Trecento donne non iraqene sono state spostate a Mosul dal gruppo Takfiri di ISIS, per essere costrette alla schiavitù sessuale.
Al 16 dicembre scorso, nella sola provincia iraqena di al-Anbar, risultavano esser state assassinate almeno 150 donne, di cui alcune in stato di gravidanza, che si erano rifiutate di “sposare” i mercenari di ISIS. I loro corpi sono, poi, stati seppelliti in fosse comuni a Falluja.

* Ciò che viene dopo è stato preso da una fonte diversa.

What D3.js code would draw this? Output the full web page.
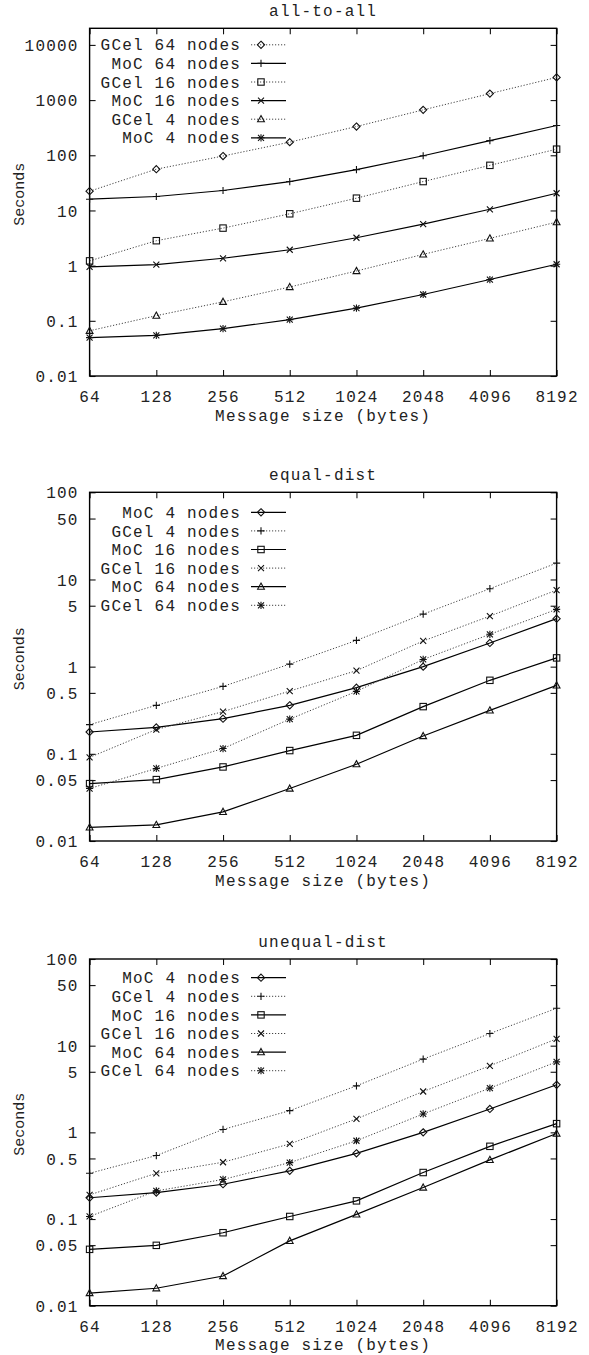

Hana Nawafili, portavoce dell’Osservatorio iracheno per la Difesa delle donne maltrattate, ha detto che il 18 luglio scorso ISIS ha violentato e poi ucciso sette donne residenti a Fallujah.
Al confine turco con la Siria, dove già si contano nove morti e 114 persone torturate nell’arco di un anno, i militari turchi hanno violentato una giovane donna palestinese ed hanno torturato suo padre e suo fratello, mentre cercavano di scappare dalla guerra.
Ad Aleppo, in Siria, i fondamentalisti di al Nusra hanno rapito donne e bambini.
In risposta a questo sequestro, le donne di Aleppo – che già si erano organizzate per l’autodifesa – hanno bloccato la strada che da Aleppo porta ad Efrîn, denunciando l’accaduto.
E mentre le madri dei guerriglieri e delle guerrigliere continuano le loro mobilitazioni contro la guerra al fianco delle madri dei soldati o si uniscono alle unità di autodifesa, le donne di Cizre hanno fatto una manifestazione al termine della quale le donne musulmane hanno gettato per terra le sciarpe con cui si coprono il capo – gesto che in Kurdistan sta a significare la necessità di dar fine ad un conflitto.
A queste voci si unisce quella di Gülistan Yalçındağ, attivista kurda per i diritti umani, la quale parlando di Aylan – il bimbo in fuga con la famiglia, il cui cadavere è stato riportato dal mare su una spiaggia in Turchia – ha indicato quelli che hanno permesso l’attacco di ISIS a Kobane come i veri responsabili della morte di Aylan e dei suoi familiari.